8 en terwijl mijn broeders, die met mij waren opgetrokken, het volk maar angstig maakten, bleef ik getrouw aan Jahweh, mijn God.
Nevertheless my brethren that went up with me made the heart of the people melt: but I wholly followed the Lord my God.
9 Daarom verklaarde Moses toentertijd onder ede: "Het land, waarop gij uw voet hebt gezet, zal u en uw zonen voor altijd tot erfdeel zijn, omdat gij Jahweh, mijn God, trouw zijt gebleven."
And Moses sware on that day, saying, Surely the land whereon thy feet have trodden shall be thine inheritance, and thy children’s for ever, because thou hast wholly followed the Lord my God.
10 Welnu, Jahweh heeft mij naar zijn belofte reeds vijf en veertig jaar in het leven gespaard, sinds Jahweh aldus tot Moses heeft gesproken: al die tijd, dat Israël in de woestijn heeft omgezworven. Nu ben ik vijf en tachtig jaar geworden,
And now, behold, the Lord hath kept me alive, as he said, these forty and five years, even since the Lord spake this word unto Moses, while the children of Israel wandered in the wilderness: and now, lo, I am this day fourscore and five years old.
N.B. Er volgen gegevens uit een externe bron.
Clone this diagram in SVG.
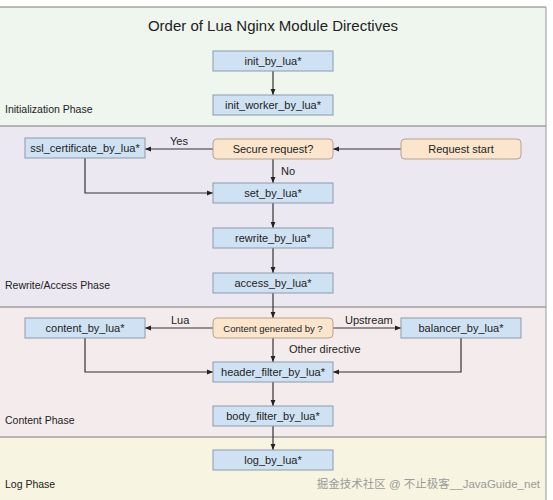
<svg xmlns="http://www.w3.org/2000/svg" width="553" height="500" viewBox="0 0 553 500">
<style>
text{font-family:"Liberation Sans",Arial,sans-serif;fill:#222}
.title{font-size:15px;text-anchor:middle}
.phase{font-size:10.5px}
.lbl{font-size:11px;text-anchor:middle}
.elbl{font-size:11px}
.box rect{fill:#cfe2f3;stroke:#8c9aab;stroke-width:1}
.dec rect{fill:#fce5cd;stroke:#b5a48e;stroke-width:1}
.conn{fill:none;stroke:#333;stroke-width:1.2}
.band{stroke:none}
</style>
<defs>
<marker id="ah" viewBox="0 0 10 10" refX="10" refY="5" markerWidth="6" markerHeight="6" orient="auto" markerUnits="userSpaceOnUse">
<path d="M0,1 L10,5 L0,9 z" fill="#222"/>
</marker>
</defs>
<rect x="0" y="0" width="553" height="500" fill="#ffffff"/>
<g id="bands">
<rect class="band" x="0" y="7" width="546" height="119" fill="#eef6ee"/>
<rect class="band" x="0" y="126" width="546" height="181" fill="#ece8f1"/>
<rect class="band" x="0" y="307" width="546" height="130" fill="#f4ecec"/>
<rect class="band" x="0" y="437" width="546" height="63" fill="#f7f4e2"/>
<g stroke="#7a7a7a" stroke-width="1.2">
<line x1="0" y1="7" x2="546" y2="7"/>
<line x1="0" y1="126" x2="546" y2="126"/>
<line x1="0" y1="307" x2="546" y2="307"/>
<line x1="0" y1="437" x2="546" y2="437"/>
</g>
<line x1="546" y1="7" x2="546" y2="500" stroke="#9a9a9a" stroke-width="1"/>
<text class="phase" x="5" y="113">Initialization Phase</text>
<text class="phase" x="5" y="289">Rewrite/Access Phase</text>
<text class="phase" x="5" y="424">Content Phase</text>
<text class="phase" x="5" y="488">Log Phase</text>
</g>
<text class="title" x="273" y="31">Order of Lua Nginx Module Directives</text>
<g id="connectors">
<path class="conn" d="M273,71 V95" marker-end="url(#ah)"/>
<path class="conn" d="M401,149 H333" marker-end="url(#ah)"/>
<path class="conn" d="M213,149 H145" marker-end="url(#ah)"/>
<path class="conn" d="M273,159 V183" marker-end="url(#ah)"/>
<path class="conn" d="M85,158 V193 H213" marker-end="url(#ah)"/>
<path class="conn" d="M273,203 V228" marker-end="url(#ah)"/>
<path class="conn" d="M273,248 V273" marker-end="url(#ah)"/>
<path class="conn" d="M273,293 V318" marker-end="url(#ah)"/>
<path class="conn" d="M213,328 H145" marker-end="url(#ah)"/>
<path class="conn" d="M333,328 H401" marker-end="url(#ah)"/>
<path class="conn" d="M273,338 V362" marker-end="url(#ah)"/>
<path class="conn" d="M85,338 V372 H213" marker-end="url(#ah)"/>
<path class="conn" d="M461,338 V372 H333" marker-end="url(#ah)"/>
<path class="conn" d="M273,382 V406" marker-end="url(#ah)"/>
<path class="conn" d="M273,426 V450" marker-end="url(#ah)"/>
<text class="elbl" x="170" y="145">Yes</text>
<text class="elbl" x="281" y="175">No</text>
<text class="elbl" x="171" y="324">Lua</text>
<text class="elbl" x="345" y="324">Upstream</text>
<text class="elbl" x="289" y="353">Other directive</text>
</g>
<g id="n_init" class="box"><rect x="213" y="51" width="120" height="20"/><text class="lbl" x="273" y="65">init_by_lua*</text></g>
<g id="n_init_worker" class="box"><rect x="213" y="95" width="120" height="20"/><text class="lbl" x="273" y="109">init_worker_by_lua*</text></g>
<g id="n_ssl" class="box"><rect x="25" y="138" width="120" height="20"/><text class="lbl" x="85" y="152">ssl_certificate_by_lua*</text></g>
<g id="n_secure" class="dec"><rect x="213" y="139" width="120" height="20" rx="4"/><text class="lbl" x="273" y="153">Secure request?</text></g>
<g id="n_start" class="dec"><rect x="401" y="139" width="120" height="20" rx="4"/><text class="lbl" x="461" y="153">Request start</text></g>
<g id="n_set" class="box"><rect x="213" y="183" width="120" height="20"/><text class="lbl" x="273" y="197">set_by_lua*</text></g>
<g id="n_rewrite" class="box"><rect x="213" y="228" width="120" height="20"/><text class="lbl" x="273" y="242">rewrite_by_lua*</text></g>
<g id="n_access" class="box"><rect x="213" y="273" width="120" height="20"/><text class="lbl" x="273" y="287">access_by_lua*</text></g>
<g id="n_content" class="box"><rect x="25" y="318" width="120" height="20"/><text class="lbl" x="85" y="332">content_by_lua*</text></g>
<g id="n_cgen" class="dec"><rect x="213" y="318" width="120" height="20" rx="4"/><text class="lbl" x="273" y="332" style="font-size:9.5px">Content generated by ?</text></g>
<g id="n_balancer" class="box"><rect x="401" y="318" width="120" height="20"/><text class="lbl" x="461" y="332">balancer_by_lua*</text></g>
<g id="n_header" class="box"><rect x="213" y="362" width="120" height="20"/><text class="lbl" x="273" y="376">header_filter_by_lua*</text></g>
<g id="n_body" class="box"><rect x="213" y="406" width="120" height="20"/><text class="lbl" x="273" y="420">body_filter_by_lua*</text></g>
<g id="n_log" class="box"><rect x="213" y="450" width="120" height="20"/><text class="lbl" x="273" y="464">log_by_lua*</text></g>
<text x="540" y="488" style="font-family:'Liberation Sans','Noto Sans CJK SC',sans-serif;font-size:11.5px;fill:#9a9a9a;text-anchor:end">掘金技术社区 @ 不止极客__JavaGuide_net</text>
</svg>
11 maar op de dag van vandaag nog even sterk, als toen Moses mij uitzond; zoals toen heb ik nu nog de kracht, om te strijden, om uit te trekken en terug te keren.
As yet I am as strong this day as I was in the day that Moses sent me: as my strength was then, even so is my strength now, for war, both to go out, and to come in.
12 Geef me nu deze bergstreek, waarover Jahweh destijds gesproken heeft; want ge hebt toen zelf gehoord, dat daar Anakieten wonen, en grote versterkte steden zijn. Wellicht zal ik ze, naar het woord van Jahweh, met zijn hulp kunnen uitdrijven
Now therefore give me this mountain, whereof the Lord spake in that day; for thou heardest in that day how the Anakims were there, and that the cities were great and fenced: if so be the Lord will be with me, then I shall be able to drive them out, as the Lord said.
13 Toen zegende Josuë Kaleb, den zoon van Jefoenne, en gaf hem Hebron tot erfdeel.
And Joshua blessed him, and gave unto Caleb the son of Jephunneh Hebron for an inheritance.
14 Zo is Hebron tot op de huidige dag erfbezit van Kaleb, den zoon van Jefoenne, den Kenizziet, omdat hij trouw is gebleven aan Jahweh, den God van Israël.
Hebron therefore became the inheritance of Caleb the son of Jephunneh the Kenezite unto this day, because that he wholly followed the Lord God of Israel.
15 Hebron werd vroeger Kirjat-Arba genoemd; deze Arba was de grote man onder de Anakieten. En het land rustte uit van de strijd.
And the name of Hebron before was Kirjath-arba; which Arba was a great man among the Anakims. And the land had rest from war.